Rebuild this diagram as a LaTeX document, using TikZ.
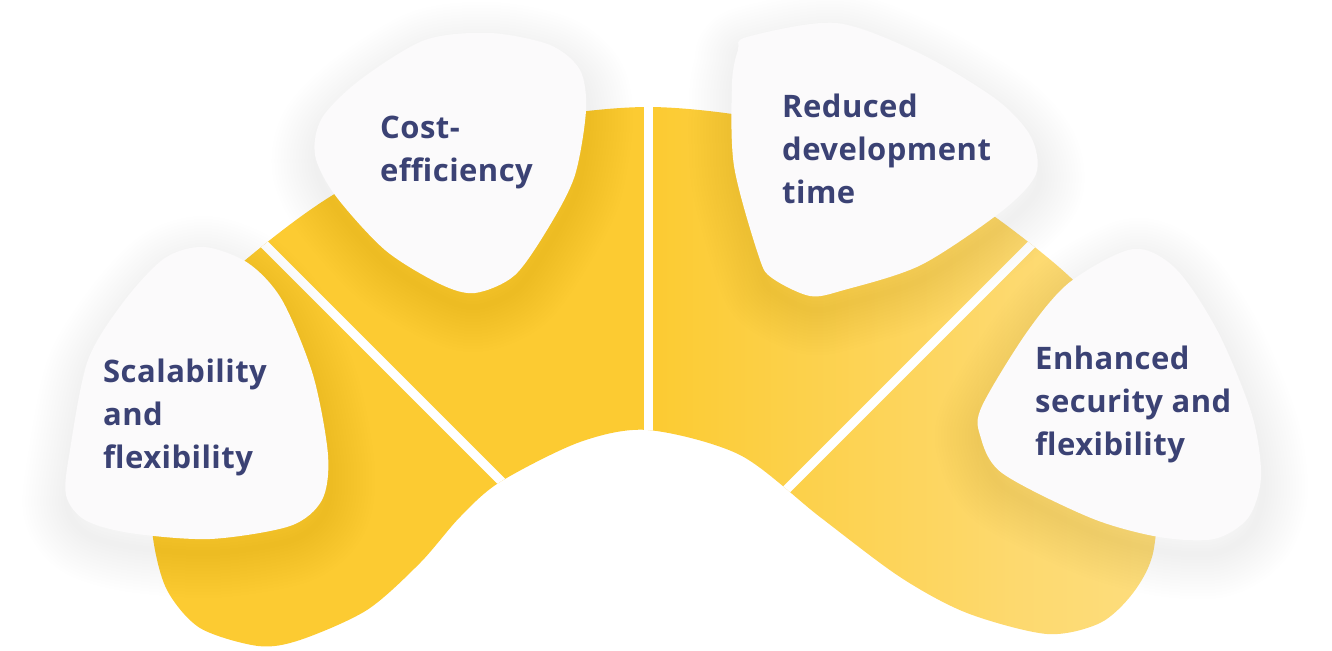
\documentclass[tikz,border=0pt]{standalone}
\usepackage{fontspec}
\usepackage{tikz}
\newfontfamily\labelfont{Open Sans}[LetterSpace=1.5]
\definecolor{archyellow}{HTML}{FCCB32}
\definecolor{archmid}{HTML}{FDD96F}
\definecolor{archlight}{HTML}{FEEDB0}
\definecolor{petalfill}{HTML}{FBFAFB}
\definecolor{labelink}{HTML}{3B4274}
\pgfdeclarehorizontalshading{archshading}{100bp}{color(0bp)=(archyellow); color(50bp)=(archyellow); color(68bp)=(archmid); color(100bp)=(archlight)}
\def\archpath{plot[smooth cycle] coordinates {(258,646) (200,628) (167,590) (153,538) (150,470) (165,390) (184,323) (243,262) (345,188) (491,128) (648,107) (805,128) (950,188) (1053,262) (1111,323) (1145,400) (1158,480) (1153,553) (1133,593) (1100,623) (1047,634) (967,613) (900,577) (820,517) (740,455) (648,430) (580,442) (500,482) (460,517) (420,563) (367,610) (300,640)}}
\def\petalscal{plot[smooth cycle] coordinates {(204,247) (248,263) (282,300) (313,375) (328,455) (322,500) (290,526) (210,539) (130,533) (85,520) (66,495) (70,450) (88,360) (125,300) (165,258)}}
\def\petalcost{plot[smooth cycle] coordinates {(425,40) (490,33) (550,45) (580,70) (586,110) (575,175) (550,225) (515,275) (475,293) (440,284) (385,250) (335,195) (315,155) (322,118) (360,80)}}
\def\petaltime{plot[smooth cycle] coordinates {(747,37) (836,23) (921,54) (997,100) (1031,137) (1036,174) (1002,211) (921,265) (844,290) (810,296) (772,278) (759,257) (734,166) (732,83) (738,50)}}
\def\petalsecur{plot[smooth cycle] coordinates {(1133,249) (1176,269) (1218,332) (1252,415) (1261,477) (1248,518) (1214,539) (1159,537) (1091,518) (1002,473) (980,435) (982,406) (1027,332) (1070,282)}}

\begin{document}
\begin{tikzpicture}[x=1pt, y=-1pt,
  petal/.style={fill=petalfill},
  haze/.style={draw=black, draw opacity=0.0045, line join=round, shift={(2,14)}},
  divider/.style={draw=white, line width=9pt},
  benefit/.style={font=\labelfont\bfseries\fontsize{31}{43}\selectfont, text=labelink, align=left, inner sep=0pt, anchor=base west}]
  \useasboundingbox (0,0) rectangle (1332,650);
  \shade[shading=archshading] \archpath;
  \begin{scope}
    \clip \archpath;
    \draw[divider] (648,80) -- (648,460);
    \draw[divider] (220,200) -- (540,520);
    \draw[divider] (1076,200) -- (756,520);
  \end{scope}
  \foreach \p in {\petalscal,\petalcost,\petaltime,\petalsecur}
    \foreach \w in {6,12,...,90}
      \draw[haze, line width=\w pt] \p;
  \foreach \p in {\petalscal,\petalcost,\petaltime,\petalsecur}
    \fill[petal] \p;
  \node[benefit] (scal) at (103,468) {Scalability\\and\\flexibility};
  \node[benefit] (cost) at (380,181) {Cost-\\efficiency};
  \node[benefit] (devtime) at (782,203) {Reduced\\development\\time};
  \node[benefit] (secur) at (1035,455) {Enhanced\\security and\\flexibility};
\end{tikzpicture}
\end{document}
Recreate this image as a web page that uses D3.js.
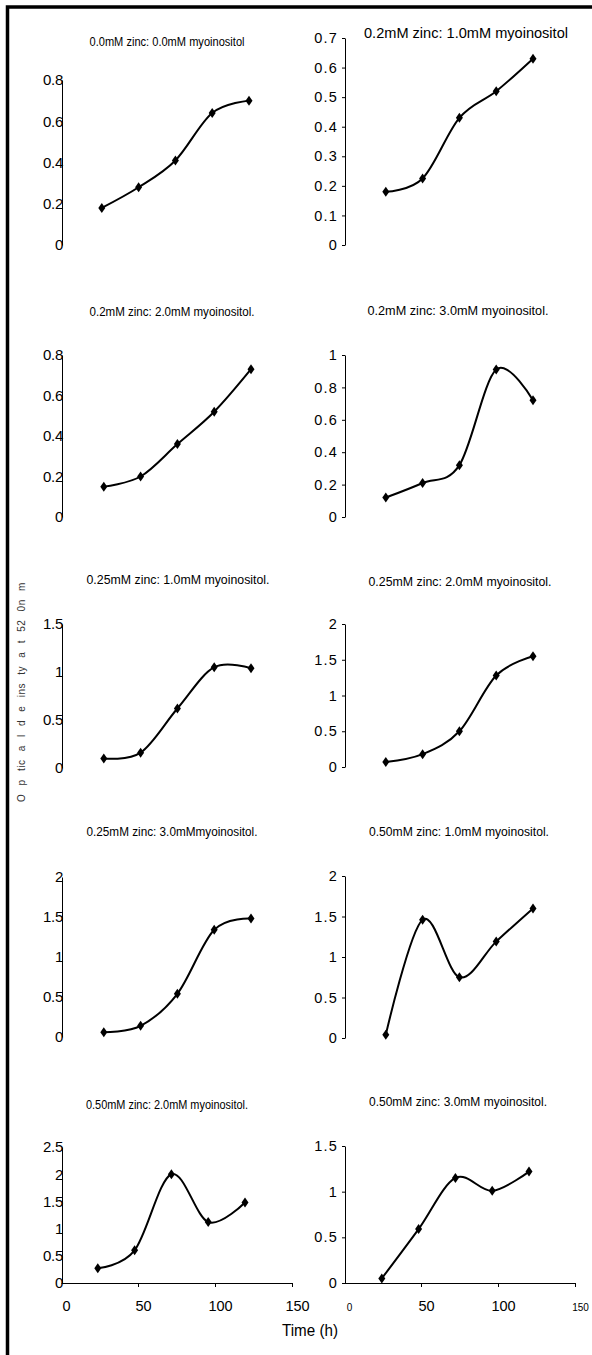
<!DOCTYPE html>
<html>
<head>
<meta charset="utf-8">
<script src="https://cdn.jsdelivr.net/npm/d3@7"></script>
<style>
  body { margin: 0; background: #fff; }
  svg { display: block; }
</style>
</head>
<body>
<svg id="chart"></svg>
<script>
(function () {

// sampling times (h), shared by every panel
const times = [24, 48, 72, 96, 120];
const xTicks = [0, 50, 100, 150];

// panel titles, in reading order
const titles = [
  "0.0mM zinc: 0.0mM myoinositol",
  "0.2mM zinc: 1.0mM myoinositol",
  "0.2mM zinc: 2.0mM myoinositol.",
  "0.2mM zinc: 3.0mM myoinositol.",
  "0.25mM zinc: 1.0mM myoinositol.",
  "0.25mM zinc: 2.0mM myoinositol.",
  "0.25mM zinc: 3.0mMmyoinositol.",
  "0.50mM zinc: 1.0mM myoinositol.",
  "0.50mM zinc: 2.0mM myoinositol.",
  "0.50mM zinc: 3.0mM myoinositol."
];

// optical density at 520 nm, one array per treatment
const zn000_mi0 = [0.18, 0.28, 0.41, 0.64, 0.70];
const zn020_mi1 = [0.18, 0.225, 0.43, 0.52, 0.63];
const zn020_mi2 = [0.15, 0.20, 0.36, 0.52, 0.73];
const zn020_mi3 = [0.12, 0.21, 0.32, 0.91, 0.72];
const zn025_mi1 = [0.10, 0.16, 0.62, 1.05, 1.04];
const zn025_mi2 = [0.07, 0.18, 0.50, 1.28, 1.55];
const zn025_mi3 = [0.06, 0.14, 0.54, 1.34, 1.48];
const zn050_mi1 = [0.04, 1.46, 0.75, 1.19, 1.60];
const zn050_mi2 = [0.27, 0.60, 2.00, 1.12, 1.48];
const zn050_mi3 = [0.05, 0.59, 1.15, 1.01, 1.22];
const series = [zn000_mi0, zn020_mi1, zn020_mi2, zn020_mi3, zn025_mi1,
                zn025_mi2, zn025_mi3, zn050_mi1, zn050_mi2, zn050_mi3];

// y tick labels per panel
const yTicks = [
  [0, 0.2, 0.4, 0.6, 0.8],
  [0, 0.1, 0.2, 0.3, 0.4, 0.5, 0.6, 0.7],
  [0, 0.2, 0.4, 0.6, 0.8],
  [0, 0.2, 0.4, 0.6, 0.8, 1],
  [0, 0.5, 1, 1.5],
  [0, 0.5, 1, 1.5, 2],
  [0, 0.5, 1, 1.5, 2],
  [0, 0.5, 1, 1.5, 2],
  [0, 0.5, 1, 1.5, 2, 2.5],
  [0, 0.5, 1, 1.5]
];

const yLabel = "O p tic a l d e ins ty a t 52 0n m";
const xLabel = "Time (h)";

// page layout of each panel (pixels): plot origin, y range, title centre/baseline/size/width
const layout = [
  {col: 0, ox: 65, y0: 245, y1: 80,   tx: 167, ty: 46,   fs: 12, tw: 155},
  {col: 1, ox: 349, y0: 245, y1: 38,  tx: 466, ty: 38,   fs: 14.5, tw: 204},
  {col: 0, ox: 67, y0: 517, y1: 355,  tx: 172, ty: 316,  fs: 12, tw: 165},
  {col: 1, ox: 349, y0: 517, y1: 355, tx: 458, ty: 315,  fs: 12.5, tw: 181},
  {col: 0, ox: 67, y0: 768, y1: 624,  tx: 178, ty: 584,  fs: 12.5, tw: 183},
  {col: 1, ox: 349, y0: 767, y1: 624, tx: 460, ty: 586,  fs: 12.5, tw: 183},
  {col: 0, ox: 67, y0: 1037, y1: 877, tx: 172, ty: 836,  fs: 12, tw: 171},
  {col: 1, ox: 349, y0: 1038, y1: 876, tx: 459, ty: 836, fs: 12.5, tw: 180},
  {col: 0, ox: 61, y0: 1283, y1: 1147, tx: 167, ty: 1109, fs: 12, tw: 162},
  {col: 1, ox: 345, y0: 1283, y1: 1146, tx: 458, ty: 1106, fs: 12.5, tw: 178}
];
const axisX = [62, 345];

const SANS = "'Liberation Sans',Arial,sans-serif";

const svg = d3.select("#chart")
    .attr("width", 592)
    .attr("height", 1355);

// frame on the left and top
svg.append("path")
    .attr("d", "M7.5,1355V7H592")
    .attr("fill", "none")
    .attr("stroke", "#000")
    .attr("stroke-width", 3.5);

const line = d3.line().curve(d3.curveCatmullRom.alpha(0));
const fmt = d => String(+d.toFixed(2));

layout.forEach((p, i) => {
    const x = d3.scaleLinear().domain([0, 150]).range([p.ox, p.ox + 230]);
    const y = d3.scaleLinear().domain([0, d3.max(yTicks[i])]).range([p.y0, p.y1]);
    const g = svg.append("g");

    // title, squeezed to the narrow face of the original
    g.append("text")
        .attr("x", p.tx)
        .attr("y", p.ty)
        .attr("text-anchor", "middle")
        .attr("textLength", p.tw)
        .attr("lengthAdjust", "spacingAndGlyphs")
        .style("font-family", SANS)
        .style("font-size", p.fs + "px")
        .text(titles[i]);

    // y axis
    const yAxis = d3.axisLeft(y).tickValues(yTicks[i]).tickFormat(fmt).tickSizeOuter(0);
    if (p.col === 0) yAxis.tickSizeInner(0).tickPadding(-1);
    else yAxis.tickSizeInner(3).tickPadding(4);
    const ya = g.append("g")
        .attr("transform", `translate(${axisX[p.col]},0)`)
        .call(yAxis);
    ya.select(".domain").attr("stroke", "#000");
    ya.selectAll("text")
        .attr("fill", "#000")
        .style("font-family", SANS)
        .style("font-size", p.col === 0 ? "15px" : "14.5px")
        .style("letter-spacing", p.col === 0 ? "-0.3px" : "1.2px");

    // x axis on the bottom row only
    if (i >= 8) {
        const xa = g.append("g")
            .attr("transform", `translate(0,${p.y0})`)
            .call(d3.axisBottom(d3.scaleLinear().domain([0, 150]).range([axisX[p.col] - 1, axisX[p.col] + 230]))
                .tickValues(xTicks).tickSizeInner(4).tickSizeOuter(0).tickPadding(14));
        xa.select(".domain").attr("stroke", "#000");
        xa.selectAll(".tick").filter(d => d === 0).select("line").remove();
        xa.selectAll("text")
            .attr("fill", "#000")
            .attr("dx", 5)
            .style("font-family", SANS)
            .style("font-size", "14.5px");
        if (p.col === 1) {
            xa.selectAll(".tick").filter(d => d === 0 || d === 150).select("text")
                .attr("y", 21)
                .style("font-size", "10px");
        }
    }

    const pts = times.map((t, k) => [x(t), y(series[i][k])]);

    g.append("path")
        .attr("d", line(pts))
        .attr("fill", "none")
        .attr("stroke", "#000")
        .attr("stroke-width", 2);

    g.selectAll(".pt")
        .data(pts)
        .enter().append("path")
        .attr("class", "pt")
        .attr("transform", d => `translate(${d[0]},${d[1]})`)
        .attr("d", "M0,-5L3.5,0L0,5L-3.5,0Z")
        .attr("fill", "#000");
});

// shared axis titles
svg.append("text")
    .attr("transform", "translate(25,802) rotate(-90)")
    .attr("fill", "#333")
    .style("font-family", SANS)
    .style("font-size", "10px")
    .style("word-spacing", "5px")
    .style("letter-spacing", "0.5px")
    .text(yLabel);

svg.append("text")
    .attr("x", 310)
    .attr("y", 1336)
    .attr("text-anchor", "middle")
    .attr("textLength", 56)
    .attr("lengthAdjust", "spacingAndGlyphs")
    .style("font-family", SANS)
    .style("font-size", "17px")
    .text(xLabel);

})();
</script>
</body>
</html>
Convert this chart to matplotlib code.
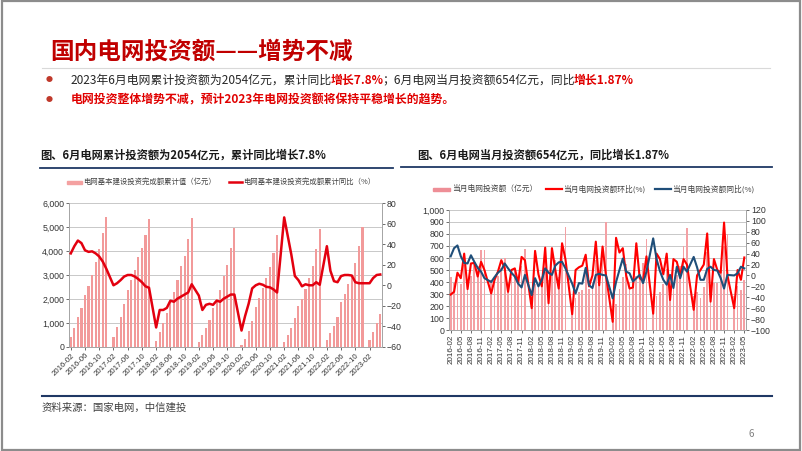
import numpy as np
import matplotlib
matplotlib.use("Agg")
import matplotlib.pyplot as plt
from matplotlib.patches import Rectangle, Ellipse
from matplotlib.lines import Line2D

plt.rcParams['font.family'] = ['Noto Sans CJK SC', 'DejaVu Sans']

W, H = 802, 451

# ---------------------------------------------------------
# data (None = January, no data)
# ---------------------------------------------------------
months = []
for yr in range(2016, 2024):
    for mo in range(1, 13):
        if (yr == 2016 and mo == 1) or (yr == 2023 and mo > 5):
            continue
        months.append(f"{yr}-{mo:02d}")

# cumulative investment (亿元)
cum_value = [
    420, 810, 1240, 1620, 2160, 2550, 3000, 3560, 4090, 4770, 5430,
    None, 420, 820, 1270, 1790, 2390, 2780, 3220, 3730, 4120, 4650, 5330,
    None, 250, 630, 1000, 1400, 1880, 2300, 2780, 3360, 3800, 4510, 5370,
    None, 210, 480, 800, 1130, 1640, 1980, 2370, 2950, 3400, 4110, 4970,
    None, 100, 320, 660, 1100, 1650, 2050, 2440, 2890, 3350, 3910, 4670,
    None, 210, 490, 810, 1190, 1700, 2000, 2400, 2860, 3390, 4090, 4930,
    None, 280, 600, 870, 1230, 1880, 2220, 2610, 3000, 3490, 4190, 5000,
    None, 280, 640, 980, 1380,
]
# cumulative yoy (%)
cum_yoy = [
    31, 38, 43.5, 41, 34, 32.5, 33, 31, 28, 23, 16,
    None, 0, 2, 5, 8.5, 10, 10, 8.5, 6, 3, -1, -2.4,
    None, -41, -24, -24, -22, -15, -16, -13, -11, -9, -7, 1,
    None, -10, -24, -19, -18, -19, -15, -16, -13, -11, -9, -9,
    None, -44, -30, -18, -3, 0, 1.5, 0.5, -1.5, -2, -4, -7,
    None, 66, 48, 30, 9, 5, -1, 1, 0, 0, 3, 0.5,
    None, 38, 14, 4, 3, 9, 10, 10, 9.5, 3, 2, 2,
    None, 2, 7, 10, 10.5,
]
# monthly investment (亿元)
month_value = [
    440, 390, 430, 380, 540, 390, 450, 560, 530, 670, 665,
    None, 420, 400, 450, 520, 600, 390, 440, 510, 390, 530, 675,
    None, 250, 380, 370, 400, 480, 420, 480, 580, 440, 710, 860,
    None, 210, 270, 320, 330, 510, 340, 390, 580, 450, 700, 900,
    None, 100, 220, 340, 440, 550, 400, 390, 450, 460, 560, 755,
    None, 210, 280, 320, 380, 510, 300, 400, 460, 530, 700, 850,
    None, 280, 320, 270, 360, 650, 340, 390, 390, 490, 700, 800,
    None, 280, 370, 330, 420,
]
# month-on-month (%)
month_mom = [
    -35, -30, 5, -5, 40, -25, 22, 23, -2, 25, 10,
    None, -33, -8, 7, 28, 13, -30, 10, 13, -14, 34, 28,
    None, -60, 45, 2, -20, 51, -51, 50, 10, -24, 59, 30,
    None, -71, 10, 15, 18, 38, -20, 0, 62, -18, 53, 1,
    None, -85, 69, 42, 50, 0, -24, -22, 59, -5, -10, 35,
    None, -70, 40, 30, 2, 40, -45, 30, 25, 0, 30, 20,
    None, -63, 0, 10, 20, 77, -48, 30, 10, 5, 97, 0,
    None, -60, 10, -8, 33,
]
# year-on-year (%)
month_yoy = [
    35, 50, 55, 35, 23, 22, 37, 25, 14, 7, -5,
    None, -12, -3, 5, 10, 22, 13, 5, -2, -15, -22, 1,
    None, -36, -5, -20, -8, 13, 5, 1, 18, 24, 25, 13,
    None, -15, -33, -14, -15, 14, -18, -23, 1, 3, 1, 0,
    None, -42, -12, 10, 31, 7, 4, -11, -5, 1, -14, 7,
    None, 68, 30, 8, -8, -17, 1, -23, 16, -5, 16, 7,
    None, 34, 15, -8, -8, 12, 16, 10, 9, -5, -24, 1,
    None, 0, 4, 16, 13,
]

legend_left = ['电网基本建设投资完成额累计值（亿元）', '电网基本建设投资完成额累计同比（%）']
legend_right = ['当月电网投资额（亿元）', '当月电网投资额环比(%)', '当月电网投资额同比(%)']


def arr(v):
    return np.array([np.nan if a is None else a for a in v], dtype=float)


def fx(px):
    return px / W


def fy(py):
    return 1 - py / H


NUM_FONT = ['Liberation Sans', 'Noto Sans CJK SC']
RED = '#C00000'
NAVY = '#1F3864'
GRID = '#BFBFBF'
SPINE = '#A6A6A6'

fig = plt.figure(figsize=(W / 100, H / 100), dpi=100)
fig.patch.set_facecolor('white')

# faint background swooshes
for cx, cy, w, h, lw, a in [(0.80, 1.30, 1.1, 0.55, 8, 0.25), (0.84, 1.26, 1.0, 0.45, 3, 0.3),
                             (0.75, -0.28, 1.3, 0.45, 12, 0.35), (0.85, -0.22, 1.0, 0.35, 5, 0.4)]:
    fig.patches.append(Ellipse((cx, cy), w, h, transform=fig.transFigure, fill=False,
                               edgecolor='#F2DDBB', lw=lw, alpha=a, zorder=0))
fig.patches.append(Rectangle((0.002, 0.003), 0.996, 0.994, transform=fig.transFigure,
                             fill=False, edgecolor='#8C8C8C', lw=1.6, zorder=5))

# ---------------------------------------------------------
# header text
# ---------------------------------------------------------
fig.text(fx(50), fy(52), '国内电网投资额——增势不减', fontsize=17, weight='bold',
         color=RED, va='center')
fig.add_artist(Line2D([fx(42), fx(770)], [fy(68), fy(68)], color='#D9D9D9', lw=0.8))

renderer = fig.canvas.get_renderer()


def rich_text(x, y, pieces, size):
    # lay pieces side by side, tightening the small padding of each box
    for s, color, weight in pieces:
        t = fig.text(x, y, s, color=color, weight=weight, fontsize=size, va='center')
        bb = t.get_window_extent(renderer=renderer)
        x += (bb.width - 1.5) / fig.bbox.width


fig.text(fx(49), fy(80), '●', color='#C0392B', fontsize=5, va='center', ha='center')
rich_text(fx(71), fy(80), [
    ('2023年6月电网累计投资额为2054亿元，累计同比', '#262626', 'normal'),
    ('增长7.8%', '#E00000', 'bold'),
    ('；6月电网当月投资额654亿元，同比', '#262626', 'normal'),
    ('增长1.87%', '#E00000', 'bold'),
], 8.55)
fig.text(fx(49), fy(100), '●', color='#C0392B', fontsize=5, va='center', ha='center')
rich_text(fx(71), fy(100), [
    ('电网投资整体增势不减，预计2023年电网投资额将保持平稳增长的趋势。', '#E00000', 'bold'),
], 8.55)

# chart titles and rules
fig.text(fx(40), fy(155), '图、6月电网累计投资额为2054亿元，累计同比增长7.8%', fontsize=8.1,
         weight='bold', color='#1A1A1A', va='center')
fig.text(fx(417), fy(155), '图、6月电网当月投资额654亿元，同比增长1.87%', fontsize=8.1,
         weight='bold', color='#1A1A1A', va='center')
fig.add_artist(Line2D([fx(40), fx(393)], [fy(168), fy(168)], color=NAVY, lw=1.3))
fig.add_artist(Line2D([fx(401), fx(772)], [fy(167), fy(167)], color=NAVY, lw=1.3))

# legends
fig.add_artist(Rectangle((fx(67), fy(183.5)), fx(82) - fx(67), 3 / H, transform=fig.transFigure,
                         color='#F4A1A1'))
fig.text(fx(83), fy(182), legend_left[0], fontsize=5.3, color='#404040', va='center')
fig.add_artist(Line2D([fx(229), fx(242)], [fy(182), fy(182)], color='#E3000F', lw=1.8))
fig.text(fx(243), fy(182), legend_left[1], fontsize=5.3, color='#404040', va='center')

fig.add_artist(Rectangle((fx(433), fy(190.5)), fx(450) - fx(433), 3 / H, transform=fig.transFigure,
                         color='#EE8E96'))
fig.text(fx(452), fy(189), legend_right[0], fontsize=5.6, color='#404040', va='center')
fig.add_artist(Line2D([fx(546), fx(562)], [fy(189), fy(189)], color='#FF0000', lw=1.6))
fig.text(fx(563), fy(189), legend_right[1], fontsize=5.6, color='#404040', va='center')
fig.add_artist(Line2D([fx(655), fx(671)], [fy(189), fy(189)], color='#1F4E79', lw=1.6))
fig.text(fx(672), fy(189), legend_right[2], fontsize=5.6, color='#404040', va='center')


def style_axes(ax, axr):
    for a in (ax, axr):
        a.spines['top'].set_visible(False)
        for s in ('left', 'right', 'bottom'):
            a.spines[s].set_color(SPINE)
            a.spines[s].set_linewidth(0.7)
        a.tick_params(axis='both', labelsize=6.3, colors='#333333', length=2, width=0.5,
                      pad=1.5)
        for lab in a.get_yticklabels() + a.get_xticklabels():
            lab.set_fontfamily(NUM_FONT)
    ax.yaxis.grid(True, color=GRID, lw=0.6)
    ax.set_axisbelow(True)
    ax.set_facecolor('none')


x = np.arange(len(months))

# ---------------------------------------------------------
# left chart: cumulative
# ---------------------------------------------------------
cv = arr(cum_value)
cy_ = arr(cum_yoy)
ax1 = fig.add_axes([fx(69), fy(347), fx(382) - fx(69), fy(203) - fy(347)])
ok = ~np.isnan(cv)
ax1.bar(x[ok], cv[ok], width=0.6, color='#F29A9A', lw=0, zorder=2)
ax1.set_xlim(-0.5, len(months) - 0.5)
ax1.set_ylim(0, 6000)
ax1.set_yticks(range(0, 6001, 1000))
ax1.set_yticklabels([f"{v:,}" for v in range(0, 6001, 1000)])
ax1.set_xticks(x[::4])
ax1.set_xticklabels(months[::4], rotation=45, ha='right', rotation_mode='anchor')
ax1r = ax1.twinx()
ok = ~np.isnan(cy_)
ax1r.plot(x[ok], cy_[ok], color='#E3000F', lw=1.8, solid_joinstyle='round', zorder=3)
ax1r.set_ylim(-60, 80)
ax1r.set_yticks(range(-60, 81, 20))
style_axes(ax1, ax1r)
ax1.tick_params(axis='x', labelsize=5.6)

# ---------------------------------------------------------
# right chart: monthly
# ---------------------------------------------------------
mv = arr(month_value)
mm = arr(month_mom)
my = arr(month_yoy)
ax2 = fig.add_axes([fx(449), fy(330), fx(746) - fx(449), fy(210) - fy(330)])
ok = ~np.isnan(mv)
ax2.bar(x[ok], mv[ok], width=0.55, color='#F4A0A4', lw=0, zorder=2)
ax2.set_xlim(-0.5, len(months) - 0.5)
ax2.set_ylim(0, 1000)
ax2.set_yticks(range(0, 1001, 100))
ax2.set_yticklabels([f"{v:,}" for v in range(0, 1001, 100)])
ax2.set_xticks(x[::3])
ax2.set_xticklabels(months[::3], rotation=90)
ax2r = ax2.twinx()
ok = ~np.isnan(mm)
ax2r.plot(x[ok], mm[ok], color='#FF0000', lw=1.5, solid_joinstyle='round', zorder=3)
ok = ~np.isnan(my)
ax2r.plot(x[ok], my[ok], color='#1F4E79', lw=1.5, solid_joinstyle='round', zorder=4)
ax2r.set_ylim(-100, 120)
ax2r.set_yticks(range(-100, 121, 20))
style_axes(ax2, ax2r)
ax2.tick_params(axis='x', labelsize=5.8)

# ---------------------------------------------------------
# footer
# ---------------------------------------------------------
fig.add_artist(Line2D([fx(42), fx(772)], [fy(396), fy(396)], color=NAVY, lw=1.5))
fig.text(fx(42), fy(408), '资料来源：国家电网，中信建投', fontsize=7.5, style='italic',
         color='#404040', va='center')
fig.text(fx(751), fy(434), '6', fontsize=7, color='#808080', va='center', ha='center')

fig.savefig('out.png', dpi=100)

________________________________________

▶ Work to be completed
Transcribe, leaving out pictures, each line from the one containing "Recreate this image" through the one containing "zn025_mi2, zn025_mi3, zn050_mi1, zn050_mi2, zn050_mi3];".

▶ Complete response
Recreate this image as a web page that uses D3.js.
<!DOCTYPE html>
<html>
<head>
<meta charset="utf-8">
<script src="https://cdn.jsdelivr.net/npm/d3@7"></script>
<style>
  body { margin: 0; background: #fff; }
  svg { display: block; }
</style>
</head>
<body>
<svg id="chart"></svg>
<script>
(function () {

// sampling times (h), shared by every panel
const times = [24, 48, 72, 96, 120];
const xTicks = [0, 50, 100, 150];

// panel titles, in reading order
const titles = [
  "0.0mM zinc: 0.0mM myoinositol",
  "0.2mM zinc: 1.0mM myoinositol",
  "0.2mM zinc: 2.0mM myoinositol.",
  "0.2mM zinc: 3.0mM myoinositol.",
  "0.25mM zinc: 1.0mM myoinositol.",
  "0.25mM zinc: 2.0mM myoinositol.",
  "0.25mM zinc: 3.0mMmyoinositol.",
  "0.50mM zinc: 1.0mM myoinositol.",
  "0.50mM zinc: 2.0mM myoinositol.",
  "0.50mM zinc: 3.0mM myoinositol."
];

// optical density at 520 nm, one array per treatment
const zn000_mi0 = [0.18, 0.28, 0.41, 0.64, 0.70];
const zn020_mi1 = [0.18, 0.225, 0.43, 0.52, 0.63];
const zn020_mi2 = [0.15, 0.20, 0.36, 0.52, 0.73];
const zn020_mi3 = [0.12, 0.21, 0.32, 0.91, 0.72];
const zn025_mi1 = [0.10, 0.16, 0.62, 1.05, 1.04];
const zn025_mi2 = [0.07, 0.18, 0.50, 1.28, 1.55];
const zn025_mi3 = [0.06, 0.14, 0.54, 1.34, 1.48];
const zn050_mi1 = [0.04, 1.46, 0.75, 1.19, 1.60];
const zn050_mi2 = [0.27, 0.60, 2.00, 1.12, 1.48];
const zn050_mi3 = [0.05, 0.59, 1.15, 1.01, 1.22];
const series = [zn000_mi0, zn020_mi1, zn020_mi2, zn020_mi3, zn025_mi1,
                zn025_mi2, zn025_mi3, zn050_mi1, zn050_mi2, zn050_mi3];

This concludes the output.